Most importantly, the report highlights a key conundrum for Big Society Capital. Its remit is to “grow the social investment market” – not to help fund social sector organisations. While the two goals can be mutual, they are very different.

Recognising this, the report recommends that the UK government and BSC “avoid treating the development of the social investment market as an end to itself”. And says wider goals of “increasing flows of capital to socially useful investment” should be prioritised over a drive to grow the social investment market for its own sake.

The report was funded by the Esmee Fairbairn Foundation, an early supporter of the social investment movement in the UK, backing the first social impact bond and a number of social investment products since.

Esmée Fairbairn Chief Executive Caroline Mason said the report was “timely and revealing”. 

“Social investment is a wonderful tool but to enable social change we need to improve and develop on its execution,” she said. “If social investment is to help charities and social enterprises improve the quality of people’s lives across the UK, then their voices need to be central in policy, market and product development.”



It is clear that there is a disconnect between a considerable portion of social sector organisations and the social investment sector in the UK. While social investment seems to be working well for large, mainly asset-backed organisations or more commercially focused social enterprises – the success of sustainable and impact investor Bridges Ventures demonstrates this – smaller organisations requiring patient, risk and equity-like finance are struggling.

There is to some extent a culture clash.

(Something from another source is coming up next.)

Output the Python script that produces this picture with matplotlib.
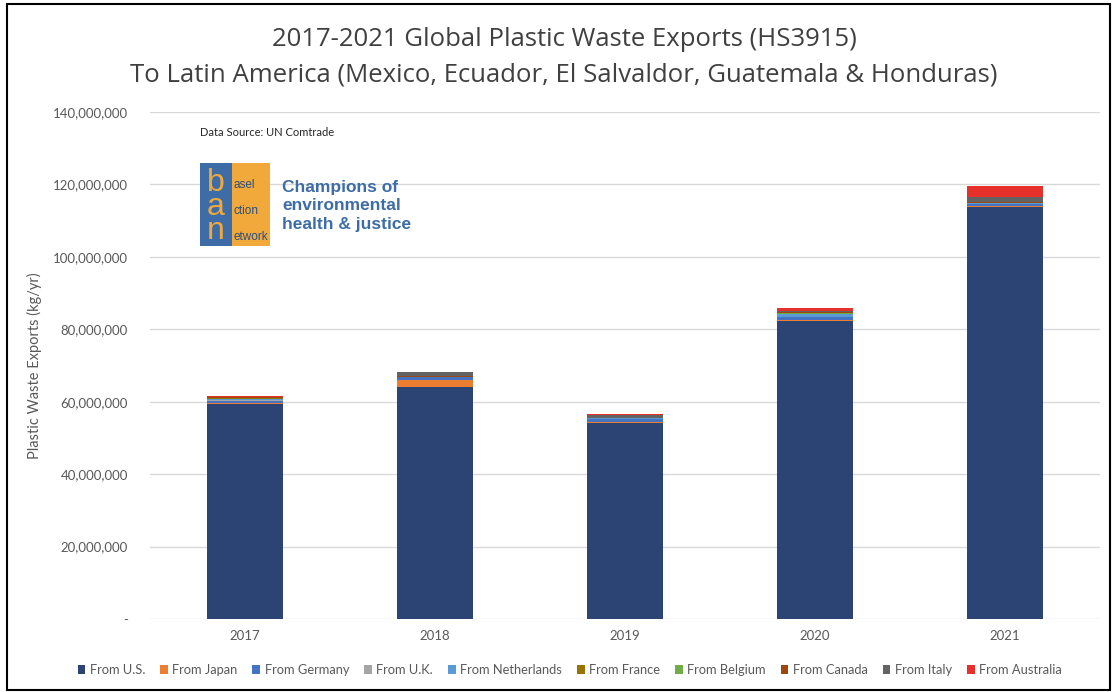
import matplotlib
matplotlib.use("Agg")
import matplotlib.pyplot as plt
from matplotlib.patches import Rectangle
from matplotlib.ticker import FuncFormatter

plt.rcParams['font.family'] = ['Lato', 'DejaVu Sans']

years = ["2017", "2018", "2019", "2020", "2021"]
series_names = ["From U.S.", "From Japan", "From Germany", "From U.K.", "From Netherlands",
                "From France", "From Belgium", "From Canada", "From Italy", "From Australia"]
# values in millions kg/yr
us = [59.5, 64.0, 54.2, 82.3, 113.8]
japan = [0.1, 1.9, 0.1, 0.2, 0.2]
germany = [0.7, 0.8, 0.8, 0.8, 0.5]
uk = [0.1, 0.1, 0.1, 0.1, 0.1]
netherlands = [0.4, 0.1, 0.3, 0.8, 0.3]
france = [0.1, 0.0, 0.0, 0.1, 0.0]
belgium = [0.1, 0.0, 0.0, 0.2, 0.0]
canada = [0.2, 0.1, 0.1, 0.2, 0.2]
italy = [0.1, 1.3, 0.8, 0.4, 1.5]
australia = [0.3, 0.0, 0.3, 0.9, 3.0]
colors = ["#2C4474", "#ED7D31", "#4472C4", "#A5A5A5", "#5B9BD5",
          "#997300", "#70AD47", "#9E480E", "#636363", "#E8302A"]

data = [us, japan, germany, uk, netherlands, france, belgium, canada, italy, australia]

fig = plt.figure(figsize=(11.15, 6.92), dpi=100)
ax = fig.add_axes([150/1115, 1-619/692, 950/1115, 507/692])

x = list(range(len(years)))
bottom = [0.0]*len(years)
for name, vals, c in zip(series_names, data, colors):
    v = [a*1e6 for a in vals]
    ax.bar(x, v, width=0.4, bottom=bottom, color=c, label=name, zorder=3)
    bottom = [b+a for b, a in zip(bottom, v)]

ax.set_xlim(-0.5, 4.5)
ax.set_ylim(0, 140e6)
ax.set_yticks([i*20e6 for i in range(8)])
ax.yaxis.set_major_formatter(FuncFormatter(lambda v, p: "-" if v == 0 else f"{int(v):,}"))
ax.set_xticks(x)
ax.set_xticklabels(years)
ax.grid(axis='y', color='#D9D9D9', linewidth=1, zorder=0)
for s in ax.spines.values():
    s.set_visible(False)
ax.tick_params(axis='both', length=0, colors='#595959', labelsize=9.5)
ax.tick_params(axis='y', pad=16)
ax.tick_params(axis='x', pad=8)
ax.set_ylabel("Plastic Waste Exports (kg/yr)", color='#595959', fontsize=10.5, labelpad=8)

fig.text(0.506, 1-40/692, "2017-2021 Global Plastic Waste Exports (HS3915)", ha='center', va='center',
         fontsize=18.5, color='#404040', family=['Open Sans', 'DejaVu Sans'])
fig.text(0.506, 1-75/692, "To Latin America (Mexico, Ecuador, El Salvaldor, Guatemala & Honduras)", ha='center', va='center',
         fontsize=18.5, color='#404040', family=['Open Sans', 'DejaVu Sans'])

fig.text(200/1115, 1-133/692, "Data Source: UN Comtrade", ha='left', va='center', fontsize=8, color='#262626')

# logo
W, H = 1115, 692
def fr(x0, y0, w, h, color):
    fig.patches.append(Rectangle((x0/W, 1-(y0+h)/H), w/W, h/H, transform=fig.transFigure,
                                 facecolor=color, edgecolor='none', zorder=5))
fr(200, 163, 70, 83, '#F2A93B')
fr(200, 163, 32, 83, '#3D6CA6')
fig.text(216/W, 1-207/H, "b\na\nn", ha='center', va='center', fontsize=23, color='#F2A93B', zorder=6,
         linespacing=0.72, family=['Liberation Sans', 'DejaVu Sans'])
for i, small in enumerate(["asel", "ction", "etwork"]):
    yc = 182 + i*26
    fig.text(234/W, 1-(yc+6)/H, small, ha='left', va='baseline', fontsize=8.5, color='#2B4F80', zorder=6,
             family=['Liberation Sans', 'DejaVu Sans'])
fig.text(282/W, 1-206/H, "Champions of\nenvironmental\nhealth & justice", ha='left', va='center',
         fontsize=12.5, color='#3D6CA6', fontweight='bold', linespacing=1.3, zorder=6,
         family=['Liberation Sans', 'DejaVu Sans'])

leg = fig.legend(loc='center', bbox_to_anchor=(0.511, 1-670/692), ncol=10, frameon=False,
                 fontsize=9.3, handlelength=0.6, handleheight=0.6, handletextpad=0.35, columnspacing=1.15,
                 labelcolor='#595959')

# border frame
fig.patches.append(Rectangle((7/W, 2/H), 1103/W, 686/H, transform=fig.transFigure,
                             facecolor='none', edgecolor='black', linewidth=1.5, zorder=10))

fig.savefig("out.png", dpi=100)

If even, Sir Thomas Hughes-Hallett, a trustee of committed social investment backer Esmee Fairbairn Foundation, is on the record saying that “social investment is a passing phase that will be forgotten in 15 years”. It shows the level of mistrust from many factions in the UK social sector.But also more pertinently for those organisations wanting to engage with the market there is a gap between the flood of capital and their ability to offer investible social investment products. BSC’s most recent statement on its £36m (€49.4m) in investments so far shows 20% has gone to charities and social enterprises – translating into £7m over three years. Some 31% has gone into charitable property – a secure investment, 20% to help what is described as “critical social investment infrastructure” and 9% to help charities participate in social impact bond delivery.

Positively, this statement also shows that Big Society Capital’s investments have attracted almost double the amount from co-investors – BSC’s £36m, has been matched with £68m (€93.2m) in co-investment. So its goal to “grow the social investment market” seems to be on track and it is crowding in capital.

But, the Alternative Commission on Social Investment contends that this has driven the “emergence of a small market of social investment intermediaries (organisations which get BSC funds to invest in the frontline) aiming to invest large amounts of money in large social sector organisations with high growth potential, supported by a government-funded investment readiness programme”.

*RI’s Senior Reporter Vibeka Mair sat on the Commission.